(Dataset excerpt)
────────────────────────────────────────

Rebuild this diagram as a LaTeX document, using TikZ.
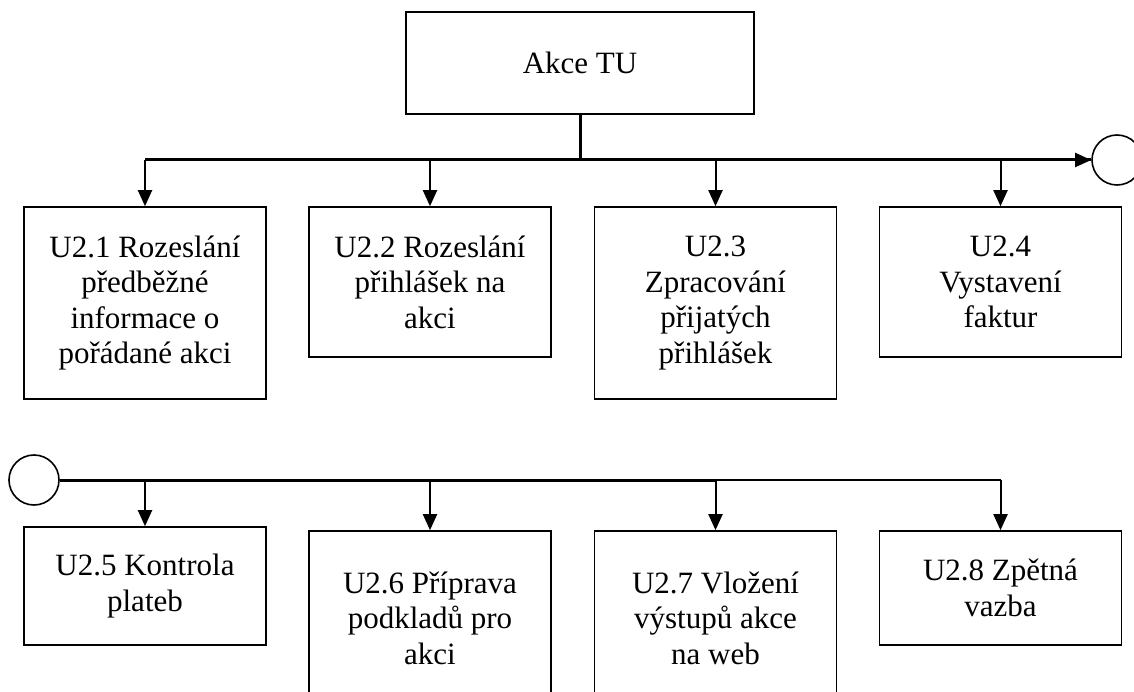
\documentclass[tikz,border=0pt]{standalone}
\usepackage{fontspec}
\setmainfont{Liberation Serif}
\usepackage{tikz}
\usetikzlibrary{arrows.meta}

\begin{document}
\begin{tikzpicture}[x=1pt,y=-1pt]
\tikzstyle{every node}+=[inner sep=0pt,font=\fontsize{31}{35.5}\selectfont]
\tikzstyle{box}=[draw,line width=1.6pt,rectangle,minimum width=242pt,align=center]
\tikzstyle{ring}=[draw,line width=1.6pt,circle,minimum size=50pt]
\tikzstyle{bus}=[line width=3pt]
\tikzstyle{arrow}=[line width=2pt,-{Triangle[width=14pt,length=16pt]}]
\useasboundingbox (0,0) rectangle (1134,692);
\clip (0,0) rectangle (1134,692);
\node [box,minimum width=348pt,minimum height=102pt] (akce) at (580,63) {Akce TU};
\node [box,minimum height=192pt] (u21) at (145,303) {U2.1 Rozeslání\\předběžné\\informace o\\pořádané akci};
\node [box,minimum height=150pt] (u22) at (430,282) {U2.2 Rozeslání\\přihlášek na\\akci};
\node [box,minimum height=192pt] (u23) at (715.5,303) {U2.3\\Zpracování\\přijatých\\přihlášek};
\node [box,minimum height=150pt] (u24) at (1000.5,282) {U2.4\\Vystavení\\faktur};
\node [ring] (out) at (1117,160) {};
\node [ring] (in) at (34,480) {};
\node [box,minimum height=118pt] (u25) at (145,586) {U2.5 Kontrola\\plateb};
\node [box,minimum height=174pt] (u26) at (430,618) {U2.6 Příprava\\podkladů pro\\akci};
\node [box,minimum height=174pt] (u27) at (715.5,618) {U2.7 Vložení\\výstupů akce\\na web};
\node [box,minimum height=114pt] (u28) at (1000.5,588) {U2.8 Zpětná\\vazba};
\draw [bus] (akce.south) -- (akce.south |- out);
\draw [bus] (u21.north |- out) -- (out.west);
\draw [arrow] (u24.north |- out) ++(40,0) -- (out.west);
\foreach \n in {u21,u22,u23,u24}
  \draw [arrow] (\n.north |- out) -- (\n.north);
\draw [bus] (in.east) -- (u27.north |- in);
\draw [line width=2pt] (u27.north |- in) -- (u28.north |- in);
\foreach \n in {u25,u26,u27,u28}
  \draw [arrow] (\n.north |- in) -- (\n.north);
\end{tikzpicture}
\end{document}
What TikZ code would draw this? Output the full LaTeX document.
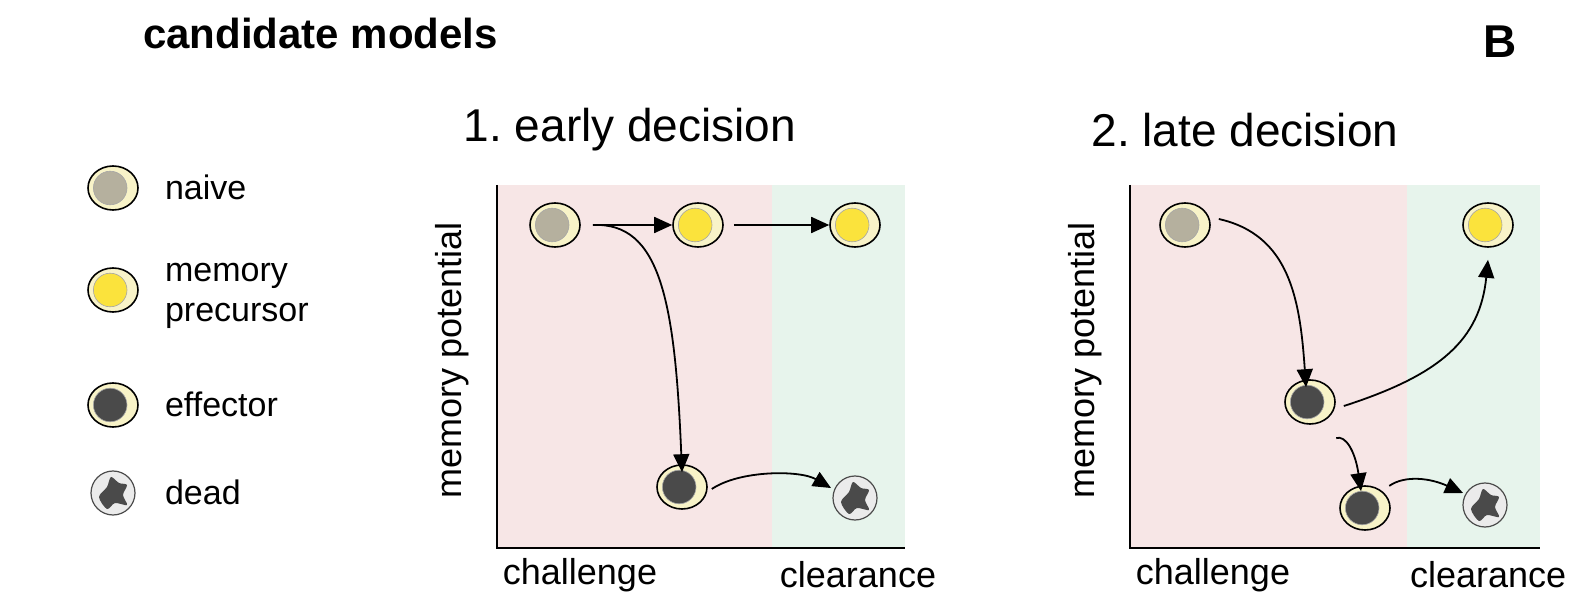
\documentclass[tikz,border=0pt]{standalone}
\usepackage{fontspec}
\setmainfont{Liberation Sans}
\usetikzlibrary{shapes.geometric,arrows.meta}
\definecolor{cream}{HTML}{F8F3C8}
\definecolor{naivec}{HTML}{B5B09E}
\definecolor{memc}{HTML}{FBE33C}
\definecolor{effc}{HTML}{4A4A4A}
\definecolor{pinkbg}{HTML}{F7E6E6}
\definecolor{greenbg}{HTML}{E7F4EC}
\frenchspacing
\tikzset{
 cell/.style={ellipse,draw=black,line width=0.8pt,fill=cream,minimum width=25pt,minimum height=22pt,inner sep=0pt,
   path picture={\fill[#1,draw=gray!70,line width=0.3pt] ([xshift=-1.4pt]path picture bounding box.center) circle (8.4pt);}},
 dead/.style={circle,draw=black!70,line width=0.6pt,fill=black!8,minimum size=22pt,inner sep=0pt,
   path picture={\fill[effc,shift={(path picture bounding box.center)}] plot[smooth cycle] coordinates{(-7pt,-2pt)(-3pt,3pt)(-1pt,8pt)(3pt,5pt)(7pt,4pt)(5pt,-1pt)(7pt,-6pt)(1pt,-5pt)(-3pt,-8pt)};}},
 arr/.style={-{Triangle[length=9pt,width=8pt]},line width=0.9pt},
 lbl/.style={font=\fontsize{18}{21}\selectfont},
 leg/.style={font=\fontsize{17}{20}\selectfont,anchor=west,align=left},
 ttl/.style={font=\fontsize{23}{27}\selectfont},
}
\begin{document}
\begin{tikzpicture}[x=0.5pt,y=-0.5pt]
\useasboundingbox (0,0) rectangle (1574,614);
\node[anchor=west,font=\bfseries\fontsize{21}{24}\selectfont] (title) at (136,33) {candidate models};
\node[font=\bfseries\fontsize{23}{27}\selectfont] (B) at (1500,42) {B};
% legend
\node[cell=naivec] (l1) at (113,188) {};
\node[leg] (t1) at (158,187) {naive};
\node[cell=memc] (l2) at (113,290) {};
\node[leg] (t2) at (158,296) {memory\\precursor};
\node[cell=effc] (l3) at (113,405) {};
\node[leg] (t3) at (158,404) {effector};
\node[dead] (l4) at (113,493) {};
\node[leg] (t4) at (158,492) {dead};
% panel 1
\fill[pinkbg] (497,185) rectangle (772,548);
\fill[greenbg] (772,185) rectangle (905,548);
\draw[line width=1pt] (497,185) -- (497,548) -- (905,548);
\node[ttl] (p1) at (630,130) {1. early decision};
\node[lbl,rotate=90] (y1) at (452,360) {memory potential};
\node[lbl] (c1) at (580,575) {challenge};
\node[lbl] (r1) at (858,575) {clearance};
\node[cell=naivec] (a1) at (555,225) {};
\node[cell=memc] (a2) at (698,225) {};
\node[cell=memc] (a3) at (855,225) {};
\node[cell=effc] (a4) at (682,487) {};
\node[dead] (a5) at (855,498) {};
\draw[arr] ([xshift=6pt]a1.east) -- (a2.west);
\draw[arr] ([xshift=5pt]a2.east) -- (a3.west);
\draw[arr] ([xshift=6pt]a1.east) .. controls (660,222) and (675,300) .. ([yshift=-4pt]a4.north);
\draw[arr] ([xshift=2pt,yshift=-1pt]a4.east) .. controls (740,470) and (800,470) .. ([xshift=-4pt,yshift=-3pt]a5.north west);
% panel 2
\fill[pinkbg] (1130,185) rectangle (1407,548);
\fill[greenbg] (1407,185) rectangle (1540,548);
\draw[line width=1pt] (1130,185) -- (1130,548) -- (1540,548);
\node[ttl] (p2) at (1245,130) {2. late decision};
\node[lbl,rotate=90] (y2) at (1085,360) {memory potential};
\node[lbl] (c2) at (1213,575) {challenge};
\node[lbl,anchor=west] (r2) at (1403,575) {clearance};
\node[cell=naivec] (b1) at (1185,225) {};
\node[cell=memc] (b2) at (1488,225) {};
\node[cell=effc] (b3) at (1310,402) {};
\node[cell=effc] (b4) at (1365,508) {};
\node[dead] (b5) at (1485,505) {};
\draw[arr] ([xshift=4pt,yshift=3pt]b1.east) .. controls (1290,235) and (1300,300) .. ([xshift=-2pt,yshift=-4pt]b3.north);
\draw[arr] ([xshift=4pt,yshift=-2pt]b3.east) .. controls (1440,375) and (1480,340) .. ([yshift=-6pt]b2.south);
\draw[arr] ([xshift=4pt,yshift=-10pt]b3.south east) .. controls (1345,435) and (1355,450) .. ([xshift=-2pt,yshift=-3pt]b4.north);
\draw[arr] ([xshift=3pt,yshift=3pt]b4.north east) .. controls (1405,475) and (1430,478) .. ([xshift=-3pt,yshift=-2pt]b5.north west);
\end{tikzpicture}
\end{document}
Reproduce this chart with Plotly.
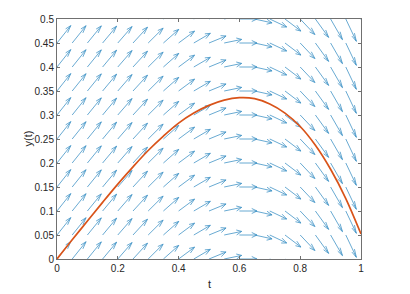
import numpy as np
import plotly.graph_objects as go

# Grid of the direction field
t_grid = [round(0.05 * i, 2) for i in range(21)]
y_grid = [round(0.05 * j, 2) for j in range(11)]
# slope dy/dt read per column (field looks independent of y)
slopes = [0.80, 0.79, 0.78, 0.76, 0.73, 0.69, 0.63, 0.56, 0.47, 0.37, 0.26,
          0.13, 0.00, -0.14, -0.30, -0.48, -0.67, -0.88, -1.10, -1.34, -1.60]

# Solution curve
curve_t = [0, 0.05, 0.1, 0.15, 0.2, 0.25, 0.3, 0.35, 0.4, 0.45, 0.5,
           0.55, 0.6, 0.65, 0.7, 0.75, 0.8, 0.85, 0.9, 0.95, 1.0]
curve_y = [0, 0.040, 0.079, 0.118, 0.156, 0.192, 0.226, 0.256, 0.283, 0.304, 0.320,
           0.331, 0.336, 0.334, 0.323, 0.304, 0.276, 0.237, 0.187, 0.126, 0.052]

x_ticks = [0, 0.2, 0.4, 0.6, 0.8, 1]
y_ticks = [round(0.05 * j, 2) for j in range(11)]

L = 0.058
alpha, beta = 0.30, 0.30
xs, ys = [], []
for ti, s in zip(t_grid, slopes):
    n = np.hypot(1.0, s)
    u, v = L / n, L * s / n
    for yj in y_grid:
        hx, hy = ti + u, yj + v
        xs += [ti, hx, None]
        ys += [yj, hy, None]
        xs += [hx - alpha * (u + beta * v), hx, hx - alpha * (u - beta * v), None]
        ys += [hy - alpha * (v - beta * u), hy, hy - alpha * (v + beta * u), None]

fig = go.Figure()
fig.add_trace(go.Scatter(x=xs, y=ys, mode="lines",
                         line=dict(color="#4394c6", width=0.8), hoverinfo="skip"))
fig.add_trace(go.Scatter(x=curve_t, y=curve_y, mode="lines",
                         line=dict(color="#D95319", width=1.7, shape="spline")))

font = dict(family="Liberation Sans, Arial", size=10, color="#262626")
title_font = dict(family="Liberation Sans, Arial", size=11, color="#262626")
axis_common = dict(showgrid=False, zeroline=False, showline=True, mirror="ticks",
                   linecolor="#707070", linewidth=1, ticks="inside", ticklen=3,
                   tickcolor="#707070", tickfont=font, automargin=False)
fig.update_layout(
    width=402, height=286, showlegend=False,
    paper_bgcolor="white", plot_bgcolor="white",
    margin=dict(l=49, r=49, t=11, b=35),
    xaxis=dict(range=[0, 1], tickvals=x_ticks, ticktext=["0", "0.2", "0.4", "0.6", "0.8", "1"],
               **axis_common),
    yaxis=dict(range=[0, 0.5], tickvals=y_ticks, ticktext=[("%g" % v) for v in y_ticks],
               **axis_common),
    annotations=[
        dict(text="t", xref="paper", yref="paper", x=0.5, y=-0.105,
             xanchor="center", yanchor="middle", showarrow=False, font=title_font),
        dict(text="y(t)", xref="paper", yref="paper", x=-0.097, y=0.5, textangle=-90,
             xanchor="center", yanchor="middle", showarrow=False, font=title_font),
    ],
)
fig.write_html("out.html")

────────────────────────────────────────

## What you should do
Taking the entries above, extract every line from the one bearing "Reproduce this chart with Plotly." through the one bearing "import plotly.graph_objects as go", exactly, with no pictures.

## Task result
Reproduce this chart with Plotly.
import numpy as np
import plotly.graph_objects as go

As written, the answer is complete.